DATA LINES
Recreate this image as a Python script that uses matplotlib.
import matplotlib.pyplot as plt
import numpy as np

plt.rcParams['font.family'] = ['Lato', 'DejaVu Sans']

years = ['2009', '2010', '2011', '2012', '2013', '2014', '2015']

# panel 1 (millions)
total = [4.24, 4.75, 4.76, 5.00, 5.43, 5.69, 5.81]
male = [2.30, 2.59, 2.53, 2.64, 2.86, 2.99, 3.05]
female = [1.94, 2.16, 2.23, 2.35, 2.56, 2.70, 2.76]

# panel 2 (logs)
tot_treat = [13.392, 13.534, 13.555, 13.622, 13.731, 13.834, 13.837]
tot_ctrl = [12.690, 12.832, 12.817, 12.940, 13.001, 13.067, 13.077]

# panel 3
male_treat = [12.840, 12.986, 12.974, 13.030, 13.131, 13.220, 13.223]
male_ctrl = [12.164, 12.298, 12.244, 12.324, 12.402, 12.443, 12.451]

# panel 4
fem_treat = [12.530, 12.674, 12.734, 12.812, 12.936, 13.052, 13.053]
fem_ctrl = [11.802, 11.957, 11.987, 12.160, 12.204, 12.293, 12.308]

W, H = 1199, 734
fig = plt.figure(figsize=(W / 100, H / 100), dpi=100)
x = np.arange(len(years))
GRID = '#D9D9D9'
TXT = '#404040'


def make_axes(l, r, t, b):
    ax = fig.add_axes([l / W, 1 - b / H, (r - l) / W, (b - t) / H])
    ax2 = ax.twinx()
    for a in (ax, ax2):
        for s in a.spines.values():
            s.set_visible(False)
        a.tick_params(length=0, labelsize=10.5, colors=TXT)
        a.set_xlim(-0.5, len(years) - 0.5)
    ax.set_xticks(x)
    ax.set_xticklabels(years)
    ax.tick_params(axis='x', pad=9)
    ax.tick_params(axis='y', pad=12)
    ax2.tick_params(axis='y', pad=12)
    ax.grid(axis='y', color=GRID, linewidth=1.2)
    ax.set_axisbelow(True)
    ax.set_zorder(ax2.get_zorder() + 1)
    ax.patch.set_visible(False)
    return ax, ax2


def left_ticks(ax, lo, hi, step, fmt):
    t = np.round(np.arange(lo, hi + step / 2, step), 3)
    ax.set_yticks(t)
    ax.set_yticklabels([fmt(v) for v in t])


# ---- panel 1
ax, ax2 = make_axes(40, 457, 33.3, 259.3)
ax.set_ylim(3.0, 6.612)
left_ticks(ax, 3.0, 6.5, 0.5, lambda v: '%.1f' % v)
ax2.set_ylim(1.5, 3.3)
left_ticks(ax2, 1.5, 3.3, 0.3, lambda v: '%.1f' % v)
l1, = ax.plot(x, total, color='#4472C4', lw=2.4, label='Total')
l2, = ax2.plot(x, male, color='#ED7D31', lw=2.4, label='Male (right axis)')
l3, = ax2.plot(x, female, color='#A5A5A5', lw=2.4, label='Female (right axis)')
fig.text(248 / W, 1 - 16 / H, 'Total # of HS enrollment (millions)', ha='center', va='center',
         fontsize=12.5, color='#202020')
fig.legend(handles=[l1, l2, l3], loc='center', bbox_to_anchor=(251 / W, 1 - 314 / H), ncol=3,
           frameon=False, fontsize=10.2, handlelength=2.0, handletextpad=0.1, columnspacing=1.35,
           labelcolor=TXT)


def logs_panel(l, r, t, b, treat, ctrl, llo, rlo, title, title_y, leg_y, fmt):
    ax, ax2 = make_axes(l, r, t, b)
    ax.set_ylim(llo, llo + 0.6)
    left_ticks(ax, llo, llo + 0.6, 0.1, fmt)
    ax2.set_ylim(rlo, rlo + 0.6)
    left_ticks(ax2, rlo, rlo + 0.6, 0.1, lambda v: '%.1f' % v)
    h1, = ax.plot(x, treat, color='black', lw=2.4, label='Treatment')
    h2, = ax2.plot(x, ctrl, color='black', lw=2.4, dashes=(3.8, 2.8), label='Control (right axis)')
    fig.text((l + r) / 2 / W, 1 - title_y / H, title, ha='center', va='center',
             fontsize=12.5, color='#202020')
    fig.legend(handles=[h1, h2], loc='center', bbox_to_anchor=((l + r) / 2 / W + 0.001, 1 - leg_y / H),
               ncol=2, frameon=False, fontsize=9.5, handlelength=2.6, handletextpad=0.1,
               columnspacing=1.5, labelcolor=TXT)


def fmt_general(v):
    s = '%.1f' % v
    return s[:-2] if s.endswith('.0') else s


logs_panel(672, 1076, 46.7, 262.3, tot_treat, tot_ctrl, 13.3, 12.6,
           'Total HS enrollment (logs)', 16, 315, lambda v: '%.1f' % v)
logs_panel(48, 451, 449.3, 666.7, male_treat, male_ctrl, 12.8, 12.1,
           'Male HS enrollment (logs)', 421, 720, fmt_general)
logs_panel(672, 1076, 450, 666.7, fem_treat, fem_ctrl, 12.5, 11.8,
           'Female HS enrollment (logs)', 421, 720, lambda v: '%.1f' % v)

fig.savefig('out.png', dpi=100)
==
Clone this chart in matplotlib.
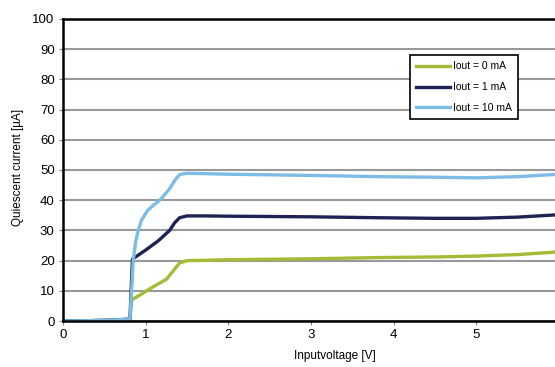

REQUIRED WORK
From the records above, quote only the lines running from the line with "Recreate this image" to the line with "years = ['2009', '2010', '2011', '2012', '2013', '2014', '2015']", both lines included.

EXPECTED OUTPUT
Recreate this image as a Python script that uses matplotlib.
import matplotlib.pyplot as plt
import numpy as np

plt.rcParams['font.family'] = ['Lato', 'DejaVu Sans']

years = ['2009', '2010', '2011', '2012', '2013', '2014', '2015']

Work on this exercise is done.